A practical defect framework often includes:
- Immediate make-safe items (high shock or fire risk)
- Short-term repairs (risk trending upward, failure likely)
- Medium-term upgrades (ageing equipment, capacity limitations)
- Long-term planning items (major board upgrades, staged modernisation)
Budgeting and Packaging Remediation Works
Audits are most useful when they translate into scopes that contractors can quote accurately. Packaging works sensibly also reduces disruption, because the team can isolate once, access once, and complete related fixes together. It is also an opportunity to reduce repeated call-out fees and unnecessary after-hours work.
A practical audit report often supports budgeting by grouping recommendations by location and priority. It also identifies dependency, for example, you may need better labelling before you can safely stage certain upgrades, or you may need access improvements to plant rooms before equipment can be serviced safely.
Common remediation packaging approaches include:
- Bundle works by board or room (meter room package, plant room package)
- Separate urgent make-safe works into a fast response scope
- Schedule disruptive works with notice (outages, access to risers)
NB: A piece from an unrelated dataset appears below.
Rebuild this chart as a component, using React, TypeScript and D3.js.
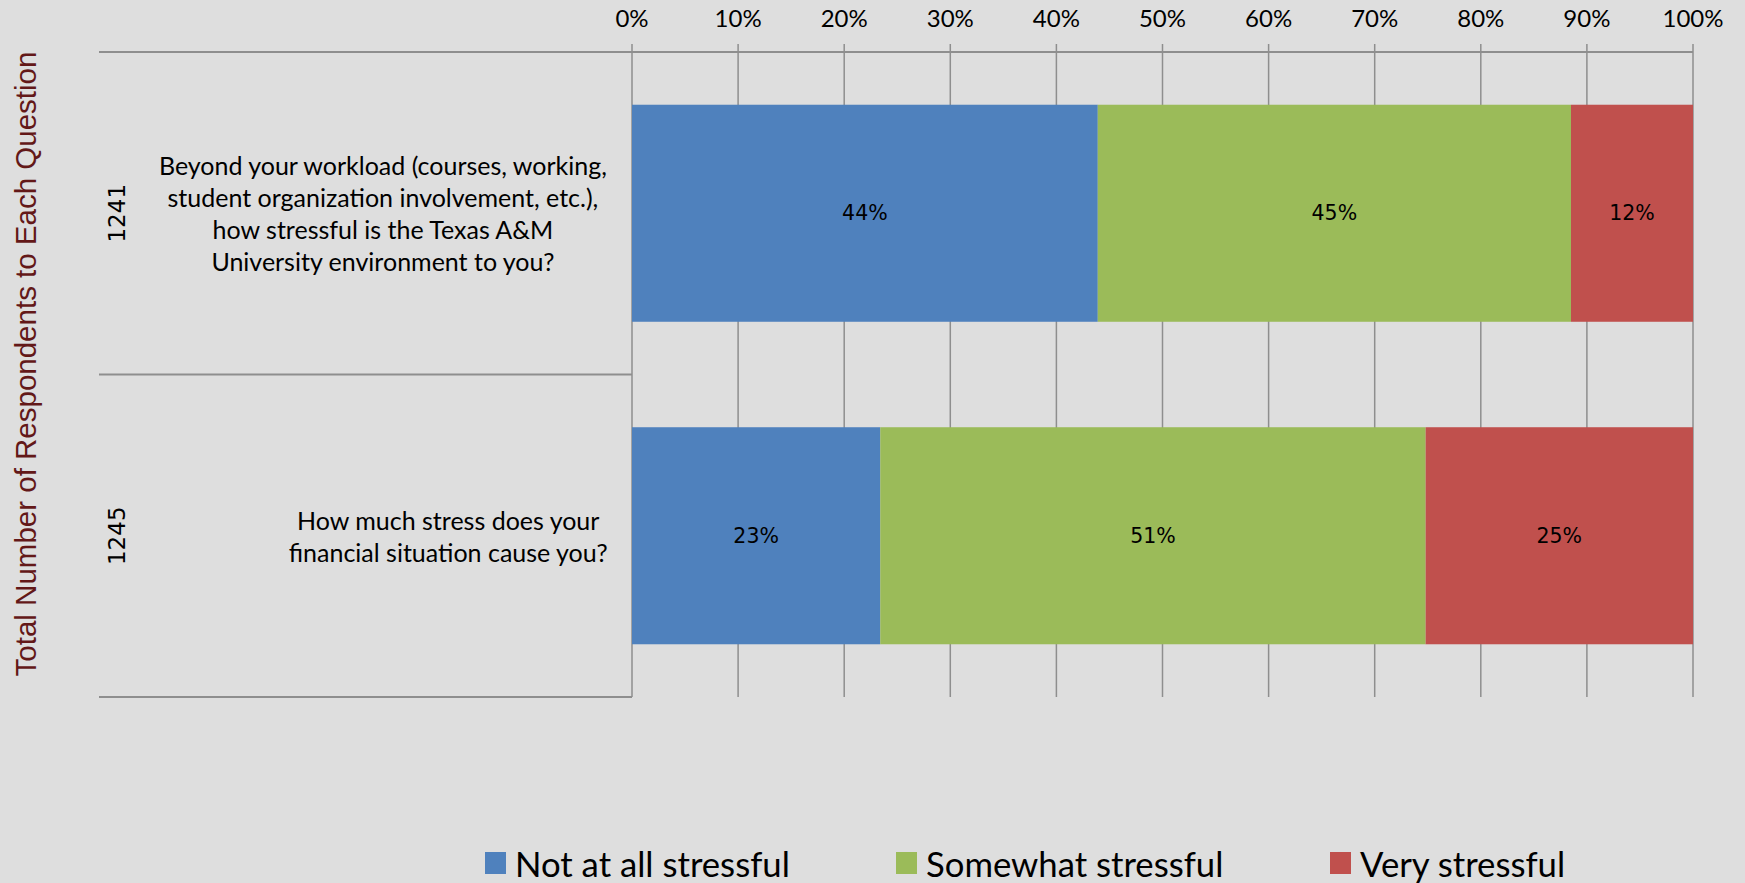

- Combine electrical improvements with other building works when practical
- Build a staged plan that fits levy cycles and sinking fund planning
Ongoing Monitoring and Re-Audit Triggers
An audit is a snapshot, so it should also point to what changes will trigger a review. Buildings change over time, especially as security systems expand, loads increase, and new equipment is added. EV charging, solar upgrades, and refurbishments can all shift load profiles and create new pathways for risk.
Strata electrical safety improves when audits are part of a cycle, not a one-off. The cycle does not need to be excessive, it just needs to respond to the building’s risk profile and change rate.
Useful re-audit triggers include:
- Repeated tripping, flicker, or unexplained outages
- Water ingress events in basements, risers, or roof spaces
- Major upgrades (EV, solar, access control expansions)
- Increased maintenance frequency in plant and common lighting
- Discovery of undocumented alterations or missing records
Key Takeaways
A strong audit is built from clear scope, safe access planning, thorough checks of boards, protection, earthing, risers, plant rooms, and common area assets, plus documentation that makes future work safer. The best reports do more than list defects, they rank risk, set realistic priorities, and make it easy to budget and stage remediation. When those components are in place, strata electrical safety becomes easier to manage, easier to fund, and far less likely to be driven by emergencies.